2. Don’t listen to Meryl Streep. In an interview, the actress said, I’m my own worst critic.” As am I. It is so easy to be mad at myself for not running faster or longer, or not improving at a predetermined rate according to some magazine. There is something to be said for growing and pushing myself as a weekend warrior or a writer. But why not encourage myself rather than berate myself? Only when I stopped wearing my running watch did I remember what it was like to run like a kid again – to enjoy myself. I’m applying that philosophy to writing. As I mentioned I went back to writing on paper and remembered why I wanted to write in the first place (and contrary to popular belief, it’s not for the fame and fortune). Why are we so hard on ourselves? Why can’t we each be our own biggest fan rather than our worst critic?

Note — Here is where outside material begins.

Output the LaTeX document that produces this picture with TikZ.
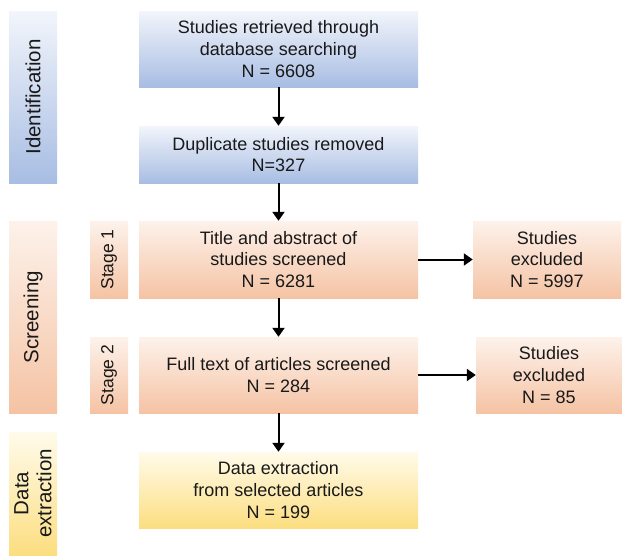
\documentclass[tikz,border=0pt]{standalone}
\usepackage{fontspec}
\setmainfont{Liberation Sans}
\usetikzlibrary{arrows.meta}
\definecolor{bTop}{RGB}{242,245,251}
\definecolor{bMid}{RGB}{192,207,235}
\definecolor{bBot}{RGB}{168,189,227}
\definecolor{oTop}{RGB}{253,242,235}
\definecolor{oMid}{RGB}{249,213,190}
\definecolor{oBot}{RGB}{245,195,164}
\definecolor{yTop}{RGB}{255,251,235}
\definecolor{yMid}{RGB}{254,234,170}
\definecolor{yBot}{RGB}{252,222,128}
\definecolor{txt}{RGB}{25,25,25}
\tikzset{
  box/.style={inner sep=0pt, align=center, text=txt, font=\fontsize{18}{21.6}\selectfont},
  bluebox/.style={box, top color=bTop, middle color=bMid, bottom color=bBot},
  orangebox/.style={box, top color=oTop, middle color=oMid, bottom color=oBot},
  yellowbox/.style={box, top color=yTop, middle color=yMid, bottom color=yBot},
  sidelabel/.style={font=\fontsize{20.5}{23}\selectfont, text=txt, align=center, rotate=90},
  stagelabel/.style={font=\fontsize{17.5}{21}\selectfont, text=txt, rotate=90},
  arr/.style={line width=2pt, draw=black, -{Triangle[length=9pt,width=12pt]}}
}
\begin{document}
\begin{tikzpicture}[x=1pt,y=-1pt]
\useasboundingbox (0,0) rectangle (622,555);
% side bars
\node[bluebox, minimum width=48pt, minimum height=172pt] (idbar) at (33,97) {};
\node[sidelabel] (idlab) at (idbar.center) {Identification};
\node[orangebox, minimum width=48pt, minimum height=192pt] (scbar) at (33,317) {};
\node[sidelabel] (sclab) at (scbar.center) {Screening};
\node[yellowbox, minimum width=48pt, minimum height=123pt] (debar) at (33,493.5) {};
\node[sidelabel] (delab) at (debar.center) {Data\\extraction};
% stage labels
\node[orangebox, minimum width=38pt, minimum height=77pt] (st1) at (109,259.5) {};
\node[stagelabel] (st1lab) at (st1.center) {Stage 1};
\node[orangebox, minimum width=38pt, minimum height=76pt] (st2) at (109,375) {};
\node[stagelabel] (st2lab) at (st2.center) {Stage 2};
% main boxes
\node[bluebox, minimum width=279pt, minimum height=76pt] (b1) at (278.5,49) {Studies retrieved through\\database searching\\N = 6608};
\node[bluebox, minimum width=279pt, minimum height=57pt] (b2) at (278.5,154.5) {Duplicate studies removed\\N=327};
\node[orangebox, minimum width=279pt, minimum height=77pt] (b3) at (278.5,259.5) {Title and abstract of\\studies screened\\N = 6281};
\node[orangebox, minimum width=279pt, minimum height=76pt] (b4) at (278.5,375) {Full text of articles screened\\N = 284};
\node[yellowbox, minimum width=279pt, minimum height=76pt] (b5) at (278.5,490) {Data extraction\\from selected articles\\N = 199};
% excluded
\node[orangebox, minimum width=148pt, minimum height=77pt] (e1) at (547,259.5) {Studies\\excluded\\N = 5997};
\node[orangebox, minimum width=146pt, minimum height=76pt] (e2) at (549,375) {Studies\\excluded\\N = 85};
% arrows
\draw[arr] (b1) -- (b2);
\draw[arr] (b2) -- (b3);
\draw[arr] (b3) -- (b4);
\draw[arr] (b4) -- (b5);
\draw[arr] (b3) -- (e1);
\draw[arr] (b4) -- (e2);
\end{tikzpicture}
\end{document}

3. The Hemingway Days. Upon crossing the finish line of the Corporate Challenge, a mid-July 5K during which a thunderstorm unleashed its fury, I grabbed my goodie bag containing one soggy granola bar, squished my way home on the subway and thought, “Well, surely this wasn’t worth the effort.” That’s true for my inward-looking self. Haruki Murakami writes, “To be able to grasp something of value, sometimes you have to perform seemingly inefficient acts. Even activities that appear fruitless don’t necessarily end up so.” You run through the rain to get to the sun. Some days I dance around my apartment thinking I’m the next Ernest Hemingway (Shout out to my mom who thinks this is true all the time), but most days I believe I have just put down the worst drivel ever committed to paper. Writing fiction is the hardest work I have ever done. It is frustrating, miserable, disheartening, aggravating, and sometimes tormenting. The sane question then is: why do it? I do it because they lead to the Hemingway Days. Then it’s extraordinary, bewitching, delightful, rapturous, and transformative. What more could you ask for?

4. Call me Ishmael. Someone once told me that joggers are people who show up at the park on the weekends. Runners are the professional, get-paid-for-it sort. This stuck with me. That inward looking person always considered herself a runner. But suddenly I had to reclassify myself. I was just a jogger. If that was the case, perhaps writers are dabblers and authors are professionals. I certainly wouldn’t introduce myself at a party as an author. It seems untrue. That’s the hang up of the inner viewpoint. In gaining a broader perspective, I’d like to quote Flaubert again, “Faire et se traire,” or loosely translated, “Shut up and get on with it.”

5. Know thy Pequod. It’s important to honor the craft. (Get it? Craft. Pequod. Ishmael. Come on.) Craft is the mechanics. In fiction that might be characterization, dialogue, etc. In running that might be pace, distance, etc. It can take years, sometimes decades, of study and experience to gain strong technique. This is where I had to learn (and am still learning) compassion. Runners (the professional and non-professional kind) honor the craft through experience and repetition in daily practice. Writers honor the craft through experience and assimilating others’ works (not including plagiarism). I echo Stephen King’s words – good writers are good readers.

What I’m hoping and trying to achieve is to become a compassionate writer. I’m not referring necessarily to subject matter. I’m referring to a kind of charity in the artistic process. I imagine it could take a lifetime (hopefully not ending in bipolar disorder).

Now if you’ll excuse me, I’m putting on my sneakers to go for a run.

*The title of this post is a play on Haruki Murakami’s memoir, “What I Talk About When I Talk About Running,” which is a play on Raymond Carver’s much-anthologized short story, “What We Talk About When We Talk About Love.”